## Exercise requirements
A verbatim copy of the records is required, with all pictures left out.

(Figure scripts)
⟨
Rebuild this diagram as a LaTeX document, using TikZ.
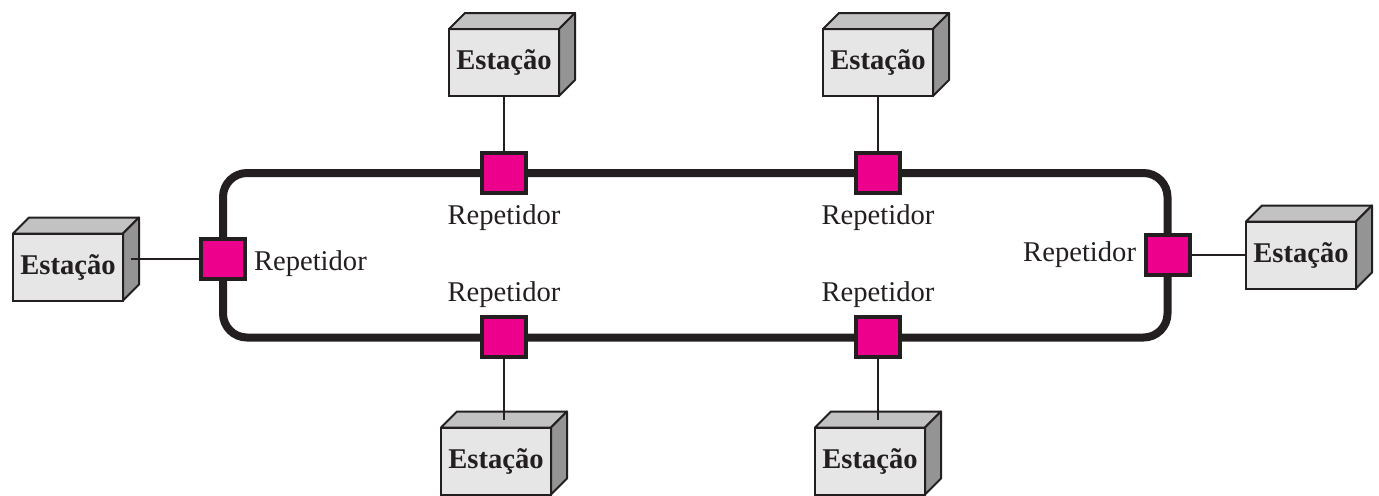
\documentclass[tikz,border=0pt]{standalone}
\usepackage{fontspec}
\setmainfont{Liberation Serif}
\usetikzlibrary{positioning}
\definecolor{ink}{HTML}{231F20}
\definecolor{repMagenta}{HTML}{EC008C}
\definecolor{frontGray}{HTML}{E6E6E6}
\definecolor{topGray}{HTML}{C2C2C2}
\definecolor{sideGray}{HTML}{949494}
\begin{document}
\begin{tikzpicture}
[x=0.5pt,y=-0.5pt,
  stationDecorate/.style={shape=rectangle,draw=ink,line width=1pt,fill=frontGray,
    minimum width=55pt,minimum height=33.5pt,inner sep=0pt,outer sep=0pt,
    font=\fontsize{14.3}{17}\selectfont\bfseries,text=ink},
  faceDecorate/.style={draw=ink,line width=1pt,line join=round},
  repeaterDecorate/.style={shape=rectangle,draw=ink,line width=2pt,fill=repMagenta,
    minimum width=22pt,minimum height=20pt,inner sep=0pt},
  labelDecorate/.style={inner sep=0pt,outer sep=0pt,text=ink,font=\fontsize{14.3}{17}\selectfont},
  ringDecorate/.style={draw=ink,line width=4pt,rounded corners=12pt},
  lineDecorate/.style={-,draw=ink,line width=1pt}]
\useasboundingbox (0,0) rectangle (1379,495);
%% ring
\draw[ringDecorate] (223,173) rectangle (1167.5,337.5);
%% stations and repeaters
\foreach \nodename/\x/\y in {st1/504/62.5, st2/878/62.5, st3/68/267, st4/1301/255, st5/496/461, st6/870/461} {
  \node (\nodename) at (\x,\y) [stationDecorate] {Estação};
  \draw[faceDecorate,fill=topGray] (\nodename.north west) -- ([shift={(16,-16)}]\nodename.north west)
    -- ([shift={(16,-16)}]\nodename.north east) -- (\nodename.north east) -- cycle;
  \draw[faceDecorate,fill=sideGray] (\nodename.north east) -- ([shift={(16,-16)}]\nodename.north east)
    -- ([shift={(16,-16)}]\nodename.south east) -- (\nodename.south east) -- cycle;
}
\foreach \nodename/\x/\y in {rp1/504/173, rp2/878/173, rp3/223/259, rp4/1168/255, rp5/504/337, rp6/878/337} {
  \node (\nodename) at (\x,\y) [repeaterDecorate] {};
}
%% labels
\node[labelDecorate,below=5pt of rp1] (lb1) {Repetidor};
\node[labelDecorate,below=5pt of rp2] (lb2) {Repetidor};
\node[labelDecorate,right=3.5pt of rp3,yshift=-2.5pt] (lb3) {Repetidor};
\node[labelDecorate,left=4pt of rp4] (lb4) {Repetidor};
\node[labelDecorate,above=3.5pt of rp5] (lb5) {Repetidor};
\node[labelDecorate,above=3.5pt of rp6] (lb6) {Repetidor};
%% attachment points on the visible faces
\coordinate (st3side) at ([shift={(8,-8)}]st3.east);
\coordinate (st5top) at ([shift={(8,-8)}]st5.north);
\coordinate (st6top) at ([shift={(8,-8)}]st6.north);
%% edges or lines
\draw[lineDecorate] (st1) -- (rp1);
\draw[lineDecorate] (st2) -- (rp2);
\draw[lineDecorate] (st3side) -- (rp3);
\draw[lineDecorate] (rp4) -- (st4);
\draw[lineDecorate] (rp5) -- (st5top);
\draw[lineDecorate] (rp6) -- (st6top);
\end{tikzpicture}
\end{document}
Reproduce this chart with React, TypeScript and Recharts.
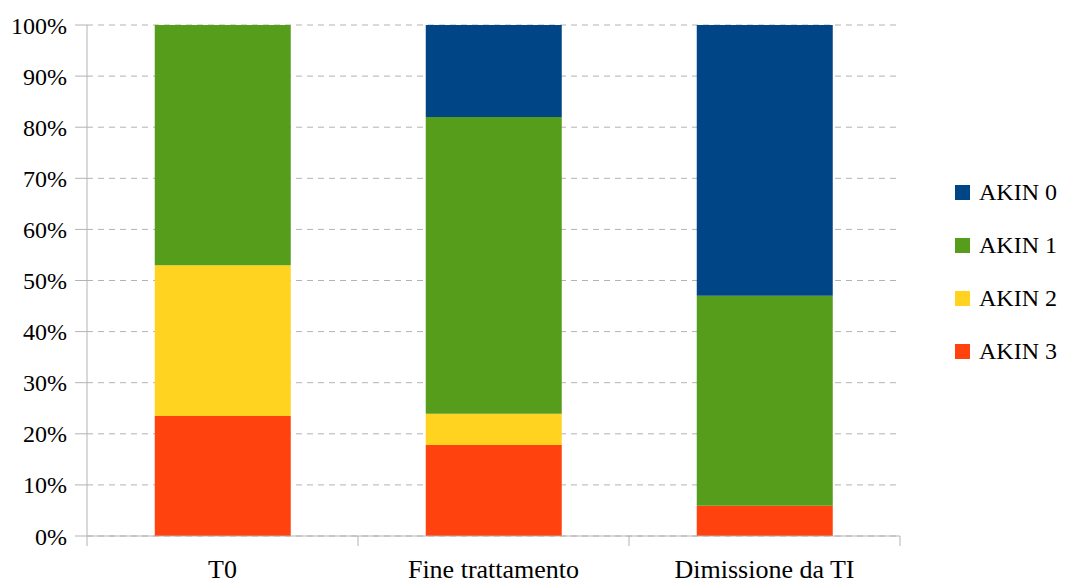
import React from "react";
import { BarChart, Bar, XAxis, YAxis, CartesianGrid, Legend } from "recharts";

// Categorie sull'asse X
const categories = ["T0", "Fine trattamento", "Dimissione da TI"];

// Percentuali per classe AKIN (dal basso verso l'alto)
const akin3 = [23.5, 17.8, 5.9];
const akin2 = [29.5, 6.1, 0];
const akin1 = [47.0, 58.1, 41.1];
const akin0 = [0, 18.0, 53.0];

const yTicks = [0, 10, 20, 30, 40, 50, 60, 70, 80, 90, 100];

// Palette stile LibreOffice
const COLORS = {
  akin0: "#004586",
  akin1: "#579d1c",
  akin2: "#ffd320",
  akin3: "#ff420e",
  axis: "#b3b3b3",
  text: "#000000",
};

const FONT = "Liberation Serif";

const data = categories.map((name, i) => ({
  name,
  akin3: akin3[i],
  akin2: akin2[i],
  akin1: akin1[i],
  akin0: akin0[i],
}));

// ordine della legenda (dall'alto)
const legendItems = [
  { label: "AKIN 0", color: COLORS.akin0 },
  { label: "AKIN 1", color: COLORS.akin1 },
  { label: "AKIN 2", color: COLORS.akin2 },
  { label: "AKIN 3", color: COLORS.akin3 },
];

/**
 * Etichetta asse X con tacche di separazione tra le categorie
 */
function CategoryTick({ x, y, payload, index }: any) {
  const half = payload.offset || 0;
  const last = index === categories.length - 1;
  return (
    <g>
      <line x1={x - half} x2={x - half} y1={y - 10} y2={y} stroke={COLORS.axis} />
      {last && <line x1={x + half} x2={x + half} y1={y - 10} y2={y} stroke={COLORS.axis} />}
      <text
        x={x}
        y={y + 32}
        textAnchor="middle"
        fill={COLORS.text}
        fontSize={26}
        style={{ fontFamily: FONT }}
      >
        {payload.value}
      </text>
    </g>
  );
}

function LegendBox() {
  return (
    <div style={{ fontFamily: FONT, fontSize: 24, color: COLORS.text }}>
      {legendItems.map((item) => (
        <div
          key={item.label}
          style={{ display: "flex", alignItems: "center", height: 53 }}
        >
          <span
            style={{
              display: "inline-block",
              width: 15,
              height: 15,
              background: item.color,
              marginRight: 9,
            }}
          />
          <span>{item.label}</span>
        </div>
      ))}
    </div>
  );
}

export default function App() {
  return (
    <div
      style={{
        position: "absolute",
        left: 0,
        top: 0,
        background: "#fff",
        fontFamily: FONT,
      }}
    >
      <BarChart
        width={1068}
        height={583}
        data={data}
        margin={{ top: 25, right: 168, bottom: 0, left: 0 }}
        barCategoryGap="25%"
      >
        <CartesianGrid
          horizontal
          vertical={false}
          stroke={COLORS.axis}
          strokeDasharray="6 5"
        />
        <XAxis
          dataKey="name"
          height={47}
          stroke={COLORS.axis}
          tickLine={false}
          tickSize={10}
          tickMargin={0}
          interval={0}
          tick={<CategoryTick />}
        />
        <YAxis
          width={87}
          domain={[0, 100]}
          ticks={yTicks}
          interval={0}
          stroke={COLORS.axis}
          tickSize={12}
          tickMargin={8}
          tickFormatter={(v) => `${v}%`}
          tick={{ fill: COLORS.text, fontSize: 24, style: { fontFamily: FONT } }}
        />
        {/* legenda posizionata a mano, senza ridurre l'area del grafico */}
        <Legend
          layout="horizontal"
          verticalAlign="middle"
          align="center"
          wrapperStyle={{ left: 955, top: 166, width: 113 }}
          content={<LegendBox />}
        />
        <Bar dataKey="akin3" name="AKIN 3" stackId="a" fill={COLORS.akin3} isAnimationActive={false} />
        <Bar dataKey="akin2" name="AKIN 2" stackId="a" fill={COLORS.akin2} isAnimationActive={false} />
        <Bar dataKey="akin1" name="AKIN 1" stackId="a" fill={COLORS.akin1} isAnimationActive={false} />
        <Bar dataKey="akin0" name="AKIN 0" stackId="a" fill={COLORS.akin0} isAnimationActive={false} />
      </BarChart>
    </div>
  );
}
⟩
## Output for this exercise
Rebuild this diagram as a LaTeX document, using TikZ.
\documentclass[tikz,border=0pt]{standalone}
\usepackage{fontspec}
\setmainfont{Liberation Serif}
\usetikzlibrary{positioning}
\definecolor{ink}{HTML}{231F20}
\definecolor{repMagenta}{HTML}{EC008C}
\definecolor{frontGray}{HTML}{E6E6E6}
\definecolor{topGray}{HTML}{C2C2C2}
\definecolor{sideGray}{HTML}{949494}
\begin{document}
\begin{tikzpicture}
[x=0.5pt,y=-0.5pt,
  stationDecorate/.style={shape=rectangle,draw=ink,line width=1pt,fill=frontGray,
    minimum width=55pt,minimum height=33.5pt,inner sep=0pt,outer sep=0pt,
    font=\fontsize{14.3}{17}\selectfont\bfseries,text=ink},
  faceDecorate/.style={draw=ink,line width=1pt,line join=round},
  repeaterDecorate/.style={shape=rectangle,draw=ink,line width=2pt,fill=repMagenta,
    minimum width=22pt,minimum height=20pt,inner sep=0pt},
  labelDecorate/.style={inner sep=0pt,outer sep=0pt,text=ink,font=\fontsize{14.3}{17}\selectfont},
  ringDecorate/.style={draw=ink,line width=4pt,rounded corners=12pt},
  lineDecorate/.style={-,draw=ink,line width=1pt}]
\useasboundingbox (0,0) rectangle (1379,495);
%% ring
\draw[ringDecorate] (223,173) rectangle (1167.5,337.5);
%% stations and repeaters
\foreach \nodename/\x/\y in {st1/504/62.5, st2/878/62.5, st3/68/267, st4/1301/255, st5/496/461, st6/870/461} {
  \node (\nodename) at (\x,\y) [stationDecorate] {Estação};
  \draw[faceDecorate,fill=topGray] (\nodename.north west) -- ([shift={(16,-16)}]\nodename.north west)
    -- ([shift={(16,-16)}]\nodename.north east) -- (\nodename.north east) -- cycle;
  \draw[faceDecorate,fill=sideGray] (\nodename.north east) -- ([shift={(16,-16)}]\nodename.north east)
    -- ([shift={(16,-16)}]\nodename.south east) -- (\nodename.south east) -- cycle;
}
\foreach \nodename/\x/\y in {rp1/504/173, rp2/878/173, rp3/223/259, rp4/1168/255, rp5/504/337, rp6/878/337} {
  \node (\nodename) at (\x,\y) [repeaterDecorate] {};
}
%% labels
\node[labelDecorate,below=5pt of rp1] (lb1) {Repetidor};
\node[labelDecorate,below=5pt of rp2] (lb2) {Repetidor};
\node[labelDecorate,right=3.5pt of rp3,yshift=-2.5pt] (lb3) {Repetidor};
\node[labelDecorate,left=4pt of rp4] (lb4) {Repetidor};
\node[labelDecorate,above=3.5pt of rp5] (lb5) {Repetidor};
\node[labelDecorate,above=3.5pt of rp6] (lb6) {Repetidor};
%% attachment points on the visible faces
\coordinate (st3side) at ([shift={(8,-8)}]st3.east);
\coordinate (st5top) at ([shift={(8,-8)}]st5.north);
\coordinate (st6top) at ([shift={(8,-8)}]st6.north);
%% edges or lines
\draw[lineDecorate] (st1) -- (rp1);
\draw[lineDecorate] (st2) -- (rp2);
\draw[lineDecorate] (st3side) -- (rp3);
\draw[lineDecorate] (rp4) -- (st4);
\draw[lineDecorate] (rp5) -- (st5top);
\draw[lineDecorate] (rp6) -- (st6top);
\end{tikzpicture}
\end{document}
Reproduce this chart with React, TypeScript and Recharts.
import React from "react";
import { BarChart, Bar, XAxis, YAxis, CartesianGrid, Legend } from "recharts";

// Categorie sull'asse X
const categories = ["T0", "Fine trattamento", "Dimissione da TI"];

// Percentuali per classe AKIN (dal basso verso l'alto)
const akin3 = [23.5, 17.8, 5.9];
const akin2 = [29.5, 6.1, 0];
const akin1 = [47.0, 58.1, 41.1];
const akin0 = [0, 18.0, 53.0];

const yTicks = [0, 10, 20, 30, 40, 50, 60, 70, 80, 90, 100];

// Palette stile LibreOffice
const COLORS = {
  akin0: "#004586",
  akin1: "#579d1c",
  akin2: "#ffd320",
  akin3: "#ff420e",
  axis: "#b3b3b3",
  text: "#000000",
};

const FONT = "Liberation Serif";

const data = categories.map((name, i) => ({
  name,
  akin3: akin3[i],
  akin2: akin2[i],
  akin1: akin1[i],
  akin0: akin0[i],
}));

// ordine della legenda (dall'alto)
const legendItems = [
  { label: "AKIN 0", color: COLORS.akin0 },
  { label: "AKIN 1", color: COLORS.akin1 },
  { label: "AKIN 2", color: COLORS.akin2 },
  { label: "AKIN 3", color: COLORS.akin3 },
];

/**
 * Etichetta asse X con tacche di separazione tra le categorie
 */
function CategoryTick({ x, y, payload, index }: any) {
  const half = payload.offset || 0;
  const last = index === categories.length - 1;
  return (
    <g>
      <line x1={x - half} x2={x - half} y1={y - 10} y2={y} stroke={COLORS.axis} />
      {last && <line x1={x + half} x2={x + half} y1={y - 10} y2={y} stroke={COLORS.axis} />}
      <text
        x={x}
        y={y + 32}
        textAnchor="middle"
        fill={COLORS.text}
        fontSize={26}
        style={{ fontFamily: FONT }}
      >
        {payload.value}
      </text>
    </g>
  );
}

function LegendBox() {
  return (
    <div style={{ fontFamily: FONT, fontSize: 24, color: COLORS.text }}>
      {legendItems.map((item) => (
        <div
          key={item.label}
          style={{ display: "flex", alignItems: "center", height: 53 }}
        >
          <span
            style={{
              display: "inline-block",
              width: 15,
              height: 15,
              background: item.color,
              marginRight: 9,
            }}
          />
          <span>{item.label}</span>
        </div>
      ))}
    </div>
  );
}

export default function App() {
  return (
    <div
      style={{
        position: "absolute",
        left: 0,
        top: 0,
        background: "#fff",
        fontFamily: FONT,
      }}
    >
      <BarChart
        width={1068}
        height={583}
        data={data}
        margin={{ top: 25, right: 168, bottom: 0, left: 0 }}
        barCategoryGap="25%"
      >
        <CartesianGrid
          horizontal
          vertical={false}
          stroke={COLORS.axis}
          strokeDasharray="6 5"
        />
        <XAxis
          dataKey="name"
          height={47}
          stroke={COLORS.axis}
          tickLine={false}
          tickSize={10}
          tickMargin={0}
          interval={0}
          tick={<CategoryTick />}
        />
        <YAxis
          width={87}
          domain={[0, 100]}
          ticks={yTicks}
          interval={0}
          stroke={COLORS.axis}
          tickSize={12}
          tickMargin={8}
          tickFormatter={(v) => `${v}%`}
          tick={{ fill: COLORS.text, fontSize: 24, style: { fontFamily: FONT } }}
        />
        {/* legenda posizionata a mano, senza ridurre l'area del grafico */}
        <Legend
          layout="horizontal"
          verticalAlign="middle"
          align="center"
          wrapperStyle={{ left: 955, top: 166, width: 113 }}
          content={<LegendBox />}
        />
        <Bar dataKey="akin3" name="AKIN 3" stackId="a" fill={COLORS.akin3} isAnimationActive={false} />
        <Bar dataKey="akin2" name="AKIN 2" stackId="a" fill={COLORS.akin2} isAnimationActive={false} />
        <Bar dataKey="akin1" name="AKIN 1" stackId="a" fill={COLORS.akin1} isAnimationActive={false} />
        <Bar dataKey="akin0" name="AKIN 0" stackId="a" fill={COLORS.akin0} isAnimationActive={false} />
      </BarChart>
    </div>
  );
}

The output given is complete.